* PROBLEM STATEMENT *
Retype each line exactly. Skip images.

* RECORDED DATA *
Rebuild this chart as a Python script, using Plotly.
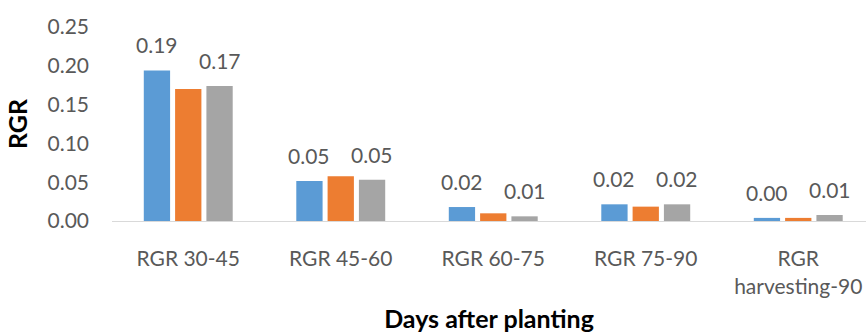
import plotly.graph_objects as go

# RGR per growth interval (days after planting), three treatments
categories = ["RGR 30-45", "RGR 45-60", "RGR 60-75", "RGR 75-90", "RGR<br>harvesting-90"]
series_names = ["Series 1", "Series 2", "Series 3"]
series_a = [0.194, 0.0515, 0.018, 0.0215, 0.004]
series_b = [0.170, 0.0576, 0.0099, 0.0185, 0.004]
series_c = [0.174, 0.0532, 0.006, 0.0215, 0.0077]
labelled = [True, False, True]  # which series carry value labels

colors = ["#5B9BD5", "#ED7D31", "#A5A5A5"]
FONT = "Lato"
TEXT_COLOR = "#595959"
BARGAP = 0.384

fig = go.Figure()
x_idx = list(range(len(categories)))
all_series = [series_a, series_b, series_c]
for name, vals, col in zip(series_names, all_series, colors):
    fig.add_trace(go.Bar(x=x_idx, y=vals, name=name, marker=dict(color=col, line=dict(width=0))))

# value labels above the labelled bars, placed at each bar's slot in its group
n = len(all_series)
slot = (1 - BARGAP) / n
for s, (vals, show) in enumerate(zip(all_series, labelled)):
    if not show:
        continue
    for i, v in enumerate(vals):
        fig.add_annotation(
            x=i + (s - (n - 1) / 2) * slot, y=v, text=f"{v:.2f}",
            xref="x", yref="y", yanchor="bottom", showarrow=False, yshift=11,
            font=dict(family=FONT, size=21, color=TEXT_COLOR),
        )

fig.update_layout(
    width=866, height=333,
    margin=dict(l=112, r=0, t=27, b=112),
    paper_bgcolor="white", plot_bgcolor="white",
    barmode="group", bargap=BARGAP, bargroupgap=0.16,
    showlegend=False,
    font=dict(family=FONT, size=21, color=TEXT_COLOR),
)
fig.update_xaxes(
    range=[-0.5, -0.5 + 754 / 152.5],
    tickvals=x_idx, ticktext=categories,
    showline=True, linecolor="#D9D9D9", linewidth=1,
    showgrid=False, zeroline=False, ticks="",
    ticklabelstandoff=19,
    tickfont=dict(family=FONT, size=21, color=TEXT_COLOR),
    title=dict(text="<b>Days after planting</b>", standoff=15,
               font=dict(family=FONT, size=25, color="#000000")),
)
fig.update_yaxes(
    range=[0, 0.25], tickvals=[0, 0.05, 0.10, 0.15, 0.20, 0.25], tickformat=".2f",
    showgrid=False, zeroline=False, showline=False, ticks="",
    ticklabelstandoff=22,
    tickfont=dict(family=FONT, size=21, color=TEXT_COLOR),
    title=dict(text="<b>RGR</b>", standoff=12,
               font=dict(family=FONT, size=25, color="#000000")),
)

fig.write_html("out.html")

* ANSWER TO THE PROBLEM *
Rebuild this chart as a Python script, using Plotly.
import plotly.graph_objects as go

# RGR per growth interval (days after planting), three treatments
categories = ["RGR 30-45", "RGR 45-60", "RGR 60-75", "RGR 75-90", "RGR<br>harvesting-90"]
series_names = ["Series 1", "Series 2", "Series 3"]
series_a = [0.194, 0.0515, 0.018, 0.0215, 0.004]
series_b = [0.170, 0.0576, 0.0099, 0.0185, 0.004]
series_c = [0.174, 0.0532, 0.006, 0.0215, 0.0077]
labelled = [True, False, True]  # which series carry value labels

colors = ["#5B9BD5", "#ED7D31", "#A5A5A5"]
FONT = "Lato"
TEXT_COLOR = "#595959"
BARGAP = 0.384

fig = go.Figure()
x_idx = list(range(len(categories)))
all_series = [series_a, series_b, series_c]
for name, vals, col in zip(series_names, all_series, colors):
    fig.add_trace(go.Bar(x=x_idx, y=vals, name=name, marker=dict(color=col, line=dict(width=0))))

# value labels above the labelled bars, placed at each bar's slot in its group
n = len(all_series)
slot = (1 - BARGAP) / n
for s, (vals, show) in enumerate(zip(all_series, labelled)):
    if not show:
        continue
    for i, v in enumerate(vals):
        fig.add_annotation(
            x=i + (s - (n - 1) / 2) * slot, y=v, text=f"{v:.2f}",
            xref="x", yref="y", yanchor="bottom", showarrow=False, yshift=11,
            font=dict(family=FONT, size=21, color=TEXT_COLOR),
        )

fig.update_layout(
    width=866, height=333,
    margin=dict(l=112, r=0, t=27, b=112),
    paper_bgcolor="white", plot_bgcolor="white",
    barmode="group", bargap=BARGAP, bargroupgap=0.16,
    showlegend=False,
    font=dict(family=FONT, size=21, color=TEXT_COLOR),
)
fig.update_xaxes(
    range=[-0.5, -0.5 + 754 / 152.5],
    tickvals=x_idx, ticktext=categories,
    showline=True, linecolor="#D9D9D9", linewidth=1,
    showgrid=False, zeroline=False, ticks="",
    ticklabelstandoff=19,
    tickfont=dict(family=FONT, size=21, color=TEXT_COLOR),
    title=dict(text="<b>Days after planting</b>", standoff=15,
               font=dict(family=FONT, size=25, color="#000000")),
)
fig.update_yaxes(
    range=[0, 0.25], tickvals=[0, 0.05, 0.10, 0.15, 0.20, 0.25], tickformat=".2f",
    showgrid=False, zeroline=False, showline=False, ticks="",
    ticklabelstandoff=22,
    tickfont=dict(family=FONT, size=21, color=TEXT_COLOR),
    title=dict(text="<b>RGR</b>", standoff=12,
               font=dict(family=FONT, size=25, color="#000000")),
)

fig.write_html("out.html")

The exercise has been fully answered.